Number systems (natural numbers, integers, rational and irrational numbers, real numbers) — KCSE Mathematics

A number line is a visual representation of numbers in a straight line. It helps in comparing and ordering different types of numbers such as integers and rational numbers. Key features of a number line:

• It extends infinitely in both directions.
• Each point on the line corresponds to a unique number.
• Positive numbers are to the right of zero, while negative numbers are to the left.

To represent integers:

• Plot whole numbers like -3, 0, and 5 on the number line.

To represent rational numbers:

• Include fractions like 1/2 or -3/4. For example, 1/2 lies between 0 and 1.

Comparing and ordering:

• To compare numbers, identify their positions on the number line. The number further to the right is greater.
• For instance, to compare -2 and 3, -2 is to the left of 3, hence -2 < 3.

Ordering numbers:

• Arrange numbers in ascending order by plotting them on the number line and reading from left to right.

In this lesson, we will apply the four operations (addition, subtraction, multiplication, and division) on integers and state the properties of real numbers.

1. Addition and Subtraction of Integers:

   • Example: (-3 + 5 = 2) and (-7 - 2 = -9)
   • The sum of two integers can be positive, negative, or zero.

2. Multiplication of Integers:

   • Example: (-4 \times 3 = -12) and (2 \times -5 = -10)
   • The product of two integers is positive if both are positive or negative, and negative if one is positive and the other is negative.

3. Division of Integers:

   • Example: (-10 \div 2 = -5) and (8 \div -4 = -2)
   • Division by zero is undefined.

Properties of Real Numbers:

• Commutative Property: (a + b = b + a) and (ab = ba)
• Associative Property: ((a + b) + c = a + (b + c)) and ((ab)c = a(bc))
• Distributive Property: (a(b + c) = ab + ac)

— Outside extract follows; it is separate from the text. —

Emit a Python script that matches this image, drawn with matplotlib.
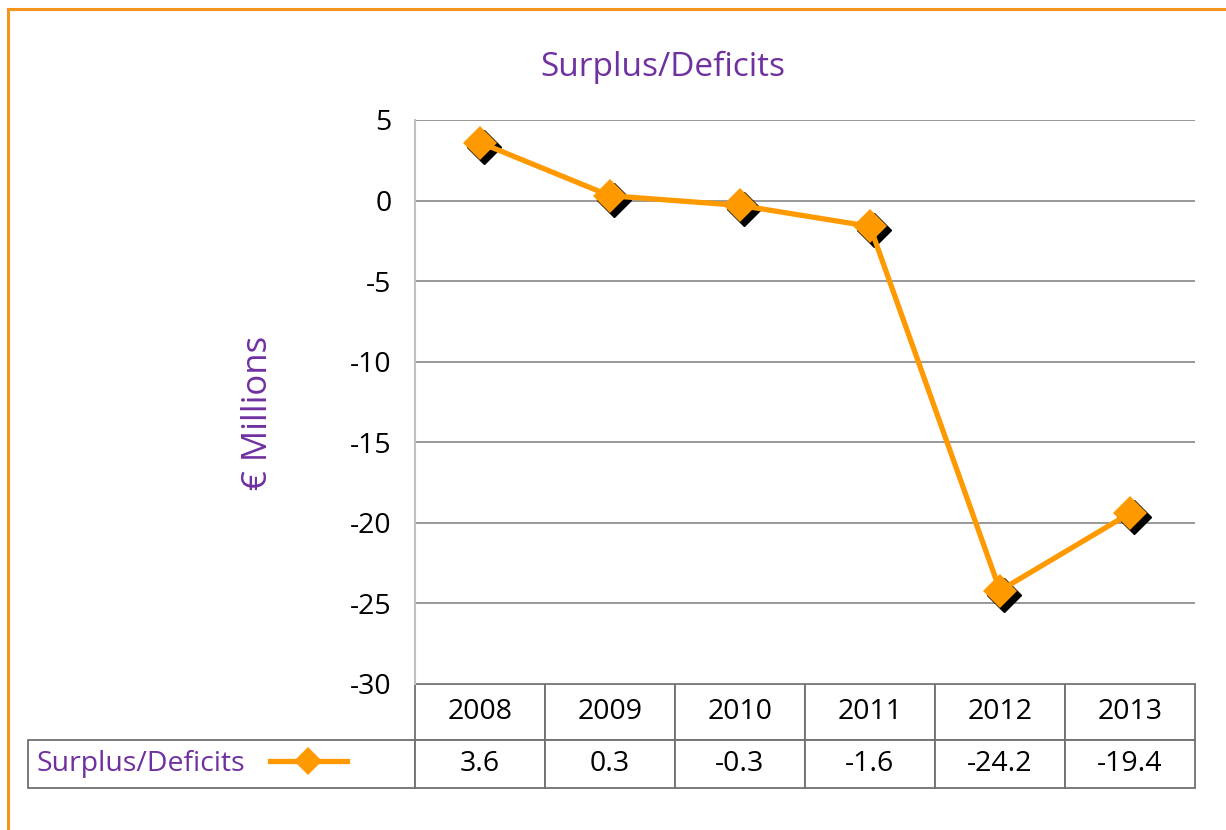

Number systems are essential in mathematics, and they categorize numbers based on their properties. Here are the main types:

• Natural Numbers: These are positive integers starting from 1 (1, 2, 3, ...). They do not include zero or negative numbers.
• Integers: This set includes all whole numbers, both positive and negative, as well as zero (..., -3, -2, -1, 0, 1, 2, 3, ...).
• Rational Numbers: These can be expressed as a fraction where both the numerator and denominator are integers, and the denominator is not zero (e.g., 1/2, -3, 0.75).
• Irrational Numbers: These cannot be expressed as simple fractions. Their decimal expansions are non-terminating and non-repeating (e.g., √2, π).
• Real Numbers: This set includes all rational and irrational numbers, representing all possible values along the number line.

Understanding these categories helps in performing various mathematical operations and solving problems effectively.